On many different sermons and studies we have noted the inability of words to properly capture and define the goodness and greatness of God. For as soon as we use our human words, we must acknowledge that our greatest words still fall pitifully short of the greatness and goodness of God who is always infinitely beyond our small, mortal reach. Thus the starting point of all true worship is to recall that God is sacred, is a mystery, and mysteries can’t be grasped, we can only be grasped by them.
Something we have never heretofore spoken of, however, is that just as it is hard to find the proper words to describe the great goodness of God, it is also very hard to find the proper words to describe the great badness of the evil one. We Armenians have come up against this problem whenever we refer to the greatest evil which has ever befallen us, the Armenian Genocide.
Indeed, words literally failed to describe this event. A new word actually had to be invented, by Jewish human rights lawyer Raphael Lemkin, to describe the past massacres of Armenians, Assyrians and others, and the Jewish massacres which were then in process. Genocide was that word.
Inventing that word, however, did not solve the difficulty of describing our genocide, which persists to this day. There is of course the contentious conversation of what word the world uses to describe our Genocide, that political battle is still being fought in courtrooms, and legislatures around the world, as well as in classrooms and billboards in Boston, New York, Chicago and LA.
But there is even much difficult discussion among Armenians of what words to use to describe this great evil that befell us. As just one of many examples, I looked back and found a chain of emails, more than 45 messages long, debating the words of the inscription to be inscribed on last year’s genocide monument. Should it be 1.5 million Armenians murdered, or massacred, or slaughtered or perished or were they simply victims? Was this done by the Turks, the Ottoman Turks, the Ottoman Empire, the Ottoman Government?
There is not, and there never will be an easy way to talk about the Armenian Genocide, because this was a great evil that is beyond normal words to describe. That’s why perhaps the most accurate way to describe the Armenian Genocide is the original term used in our language Mets Yeghern. “Great Calamity” is usually how that is translated but Yeghern is more open than that, terrible “happening,” something that happened to us, so bad that we can’t yet put words to it and neither should anyone else. Like the God of great goodness, this event of great evil is sacred, it’s a mystery, it should not be touched lightly. You cannot grasp the genocide and get easily over it, you can only be grasped by it and go through it.

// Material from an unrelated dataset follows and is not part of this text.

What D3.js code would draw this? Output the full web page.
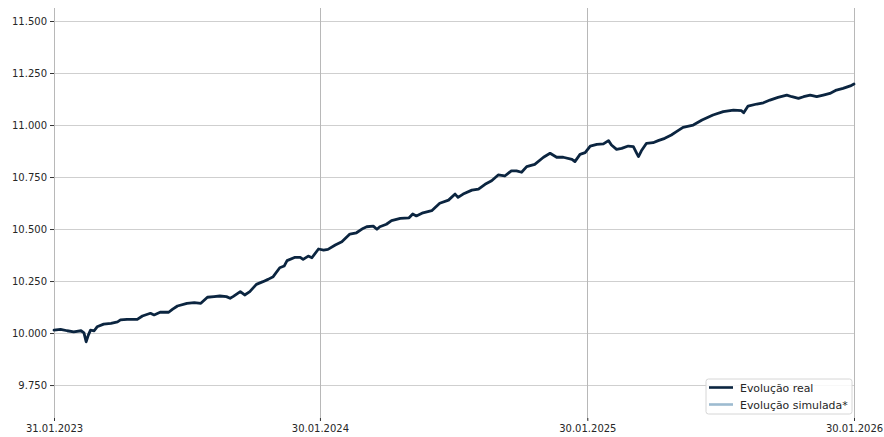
<!DOCTYPE html>
<html>
<head>
<meta charset="utf-8">
<script src="https://cdn.jsdelivr.net/npm/d3@7"></script>
<style>
html,body{margin:0;padding:0;background:#fff;}
svg{display:block;font-family:"DejaVu Sans",sans-serif;}
</style>
</head>
<body>
<svg id="chart" width="884" height="437"></svg>
<script>
const dates = [
"2023-01-31","2023-02-09","2023-02-18","2023-02-27","2023-03-09","2023-03-13","2023-03-16","2023-03-19","2023-03-22","2023-03-27",
"2023-03-31","2023-04-09","2023-04-19","2023-04-28","2023-05-02","2023-05-11","2023-05-25","2023-06-01","2023-06-12","2023-06-17",
"2023-06-26","2023-07-07","2023-07-12","2023-07-19","2023-08-01","2023-08-11","2023-08-20","2023-08-29","2023-09-07","2023-09-15",
"2023-09-24","2023-09-29","2023-10-03","2023-10-13","2023-10-19","2023-10-26","2023-11-04","2023-11-13","2023-11-20","2023-11-27",
"2023-12-06","2023-12-12","2023-12-16","2023-12-27","2024-01-03","2024-01-07","2024-01-14","2024-01-19","2024-01-28","2024-02-04",
"2024-02-10","2024-02-20","2024-02-29","2024-03-11","2024-03-20","2024-03-29","2024-04-03","2024-04-12","2024-04-17","2024-04-21",
"2024-04-30","2024-05-07","2024-05-19","2024-05-31","2024-06-05","2024-06-10","2024-06-19","2024-07-01","2024-07-12","2024-07-24",
"2024-08-02","2024-08-06","2024-08-13","2024-08-25","2024-09-03","2024-09-12","2024-09-21","2024-09-30","2024-10-09","2024-10-18",
"2024-10-25","2024-11-01","2024-11-08","2024-11-19","2024-12-01","2024-12-10","2024-12-19","2024-12-28","2025-01-09","2025-01-13",
"2025-01-20","2025-01-27","2025-02-03","2025-02-12","2025-02-21","2025-02-28","2025-03-04","2025-03-11","2025-03-18","2025-03-27",
"2025-04-03","2025-04-08","2025-04-10","2025-04-14","2025-04-21","2025-04-30","2025-05-07","2025-05-16","2025-05-25","2025-06-01",
"2025-06-10","2025-06-24","2025-07-06","2025-07-21","2025-08-04","2025-08-18","2025-08-29","2025-09-01","2025-09-07","2025-09-19",
"2025-09-28","2025-10-07","2025-10-18","2025-10-30","2025-11-06","2025-11-15","2025-11-22","2025-12-01","2025-12-10","2025-12-19",
"2025-12-28","2026-01-06","2026-01-15","2026-01-25","2026-01-30"
];
const realValues = [
10014,10018,10011,10006,10011,10001,9958,9990,10014,10011,
10030,10043,10047,10054,10063,10066,10066,10082,10095,10087,
10101,10100,10114,10130,10143,10146,10143,10172,10175,10178,
10175,10167,10175,10199,10183,10199,10234,10247,10258,10271,
10314,10322,10348,10364,10364,10354,10370,10362,10404,10399,
10402,10423,10439,10476,10482,10503,10511,10514,10499,10511,
10523,10540,10551,10554,10572,10563,10578,10588,10624,10639,
10668,10652,10668,10687,10692,10715,10732,10760,10755,10780,
10780,10773,10800,10811,10845,10864,10845,10845,10835,10824,
10859,10867,10899,10907,10909,10925,10904,10883,10888,10899,
10896,10861,10848,10876,10912,10915,10925,10936,10952,10968,
10989,11000,11024,11048,11064,11072,11069,11059,11091,11101,
11107,11120,11133,11144,11136,11128,11136,11144,11136,11144,
11152,11168,11176,11188,11197
];
const xTickDates = ["2023-01-31","2024-01-30","2025-01-30","2026-01-30"];
const xTickLabels = ["31.01.2023","30.01.2024","30.01.2025","30.01.2026"];
const yTicks = [9750,10000,10250,10500,10750,11000,11250,11500];
const seriesNames = ["Evolução real","Evolução simulada*"];
const seriesColors = ["#0b2540","#9dbbd0"];

const parse = d3.timeParse("%Y-%m-%d");
const data = dates.map((d,i)=>({date:parse(d), value:realValues[i]}));

const svg = d3.select("#chart");
const pLeft = 54, pRight = 854, pTop = 8, pBottom = 420;

const x = d3.scaleTime().domain([parse("2023-01-31"), parse("2026-01-30")]).range([pLeft, pRight]);
const y = d3.scaleLinear().domain([9582, 11562.5]).range([pBottom, pTop]);

const loc = d3.formatLocale({decimal:",", thousands:".", grouping:[3], currency:["","€"]});
const fmt = loc.format(",.0f");

// horizontal grid
svg.append("g").selectAll("line").data(yTicks).join("line")
  .attr("x1", pLeft).attr("x2", pRight)
  .attr("y1", d=>Math.round(y(d))+0.5).attr("y2", d=>Math.round(y(d))+0.5)
  .attr("stroke","#cfcfcf").attr("stroke-width",1.2);

// vertical grid
svg.append("g").selectAll("line").data(xTickDates).join("line")
  .attr("x1", d=>Math.round(x(parse(d)))+0.5).attr("x2", d=>Math.round(x(parse(d)))+0.5)
  .attr("y1", pTop).attr("y2", pBottom)
  .attr("stroke","#b8b8b8").attr("stroke-width",1);

// y axis
const yAxis = d3.axisLeft(y).tickValues(yTicks).tickFormat(fmt).tickSize(4).tickPadding(3);
const gy = svg.append("g").attr("transform",`translate(${pLeft},0)`).call(yAxis);
gy.select(".domain").remove();
gy.selectAll(".tick line").attr("stroke","#333");
gy.selectAll(".tick text").attr("fill","#262626").style("font-size","10px").style("font-family","DejaVu Sans");

// x axis
const xAxis = d3.axisBottom(x).tickValues(xTickDates.map(parse))
  .tickFormat((d,i)=>xTickLabels[i]).tickSize(3).tickPadding(4);
const gx = svg.append("g").attr("transform",`translate(0,${pBottom-2})`).call(xAxis);
gx.select(".domain").remove();
gx.selectAll(".tick line").attr("stroke","#333");
gx.selectAll(".tick text").attr("fill","#262626").style("font-size","10px").style("font-family","DejaVu Sans");

// line
const line = d3.line().x(d=>x(d.date)).y(d=>y(d.value)).curve(d3.curveLinear);
svg.append("path").datum(data)
  .attr("d", line).attr("fill","none")
  .attr("stroke", seriesColors[0]).attr("stroke-width",2.8)
  .attr("stroke-linejoin","round").attr("stroke-linecap","round");

// legend
const lg = svg.append("g").attr("transform","translate(706,379)");
lg.append("rect").attr("x",0).attr("y",0).attr("width",146).attr("height",35)
  .attr("rx",2.5).attr("fill","#fff").attr("fill-opacity",0.85)
  .attr("stroke","#d6d6d6").attr("stroke-width",1);
seriesNames.forEach((n,i)=>{
  const yy = 8.5 + i*17;
  lg.append("line").attr("x1",3).attr("x2",27).attr("y1",yy).attr("y2",yy)
    .attr("stroke",seriesColors[i]).attr("stroke-width",2.6);
  lg.append("text").attr("x",34).attr("y",yy+4).text(n)
    .attr("fill","#262626").style("font-size","10.9px").style("font-family","DejaVu Sans");
});
</script>
</body>
</html>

Put another way, when it comes to expressing great love or overcoming great hate, words fall short. Show me don’t tell me. In the Holy Scriptures, God has many words to guide us when our own words fall short, but his ultimate Word was by coming in the flesh to guide us, by the life and death of his Son Jesus Christ.
The Word became flesh and dwelt among us, Եւ բանն մարմին եղեւ, եւ բնակեաց ի մեզ, to show us—where words fall short—how the darkest evil can be transformed, with God into new life, renewed love. In doing so, God’s Word, Jesus, gives us the final word to describe the Mets Yeghern the “great happening” that befell us. That word is not victim, it is not murdered and it is not massacred—it is martyred. Martyr is the Greek word for “witness.” So the final word on what happened in the Armenian Genocide is that our ancestors were witnesses to, participants in, the passion of Christ, his suffering and his resurrection.
Thus today, on this Feast day of the Holy Martyrs of the Armenian Genocide, let us turn again to God’s Word where our words fail. “Do not let your hearts be troubled,” Jesus says in today’s reading as if talking to our Genocide Martyrs, “Believe in God, believe also in me. In my Father’s house there are many dwelling places. If it were not so, would I have told you that I go to prepare a place for you? And if I go and prepare a place for you, I will also come again and will take you to myself, so that where I am, there you may be also…I am the way, and the truth, and the life. (Jn 14:1-6).”
And so today, “let not our hearts be troubled,” that our ancestors were violently taken from their homes on this Earth. Let us be confident- as they were-in the ultimate Word of God that “In my Father’s house there are many dwelling places.” And that as we speak, our martyrs, our ancestors have arrived safely and joyously home, where, when it is our time, Our Lord will also prepare a place for us, now and always; amen.